Football players at times describe “warriors” and “soldiers” when referring to exploits on the gridiron. It happens, and it’s a poor analogy, however if that’s the case than we’ll let military history steal some football vernacular as we describe Corporal Ronald E. Rosser’s actions in the hills surrounding Ponggilli, Korea on January 12, 1952. Rosser went straight up “Beast Mode” on four bunkers from which he took fire as a forward observer for the lead platoon of Company L, where he was with the mortar team.
Rosser and another soldier were observing the enemy when they took fire from two directions. Like a boss, the Columbus, Ohio native handed his radio to his cohort, and ran up a hill in an assault on one of the bunkers from which he took “fierce automatic-weapons, small-arms, artillery, and mortar fire,” again, by himself with a carbine and some grenades.
He eliminated the first bunker’s occupants with fire from his rifle, gaining the top of the hill as a result, from which he killed two more enemy. He’d run down a trench, ending five more enemy lives, before chucking grenades in a second bunker and shooting two emerging enemy.

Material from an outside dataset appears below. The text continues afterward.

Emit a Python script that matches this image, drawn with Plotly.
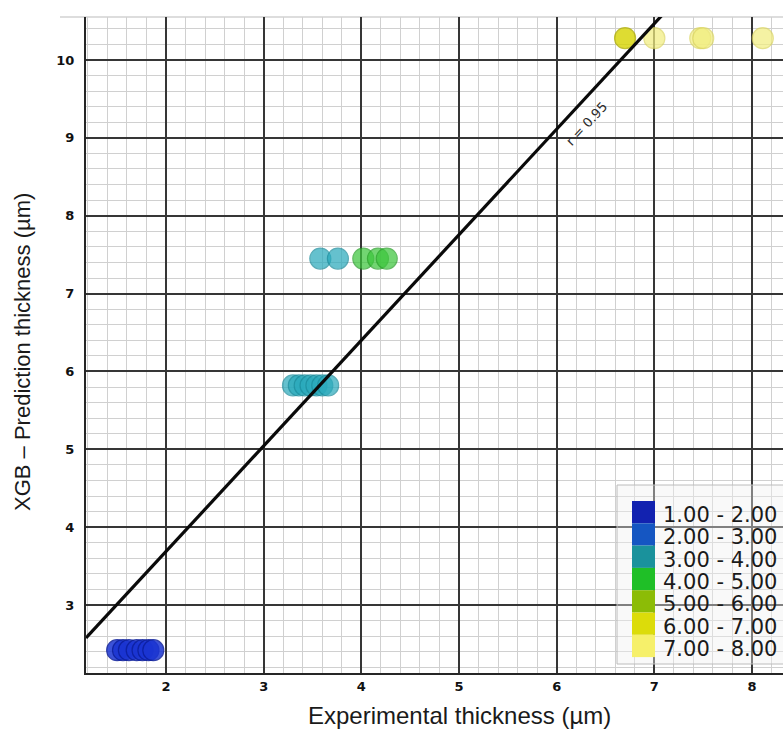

He then ran BACK to his original position — through enemy fire — to reload, get more grenades and a bit of help. He’d then rinse and repeat one for time in assaults on two more enemy bunkers. All the help fell to enemy fire, but Rosser proceeded to attack the positioned enemies, killing thirteen in all, and helping his injured compatriots to safety.
For his badassery, the Ohioan would be awarded the Medal of Honor on June 27th, 1952, and he’d retire from the military after thirty years of service, as a Master Sergeant.
Today, well over a half century after then Cpl. Rosser went Beast Mode, we salute him. Thank you Sgt. Ronald Rosser.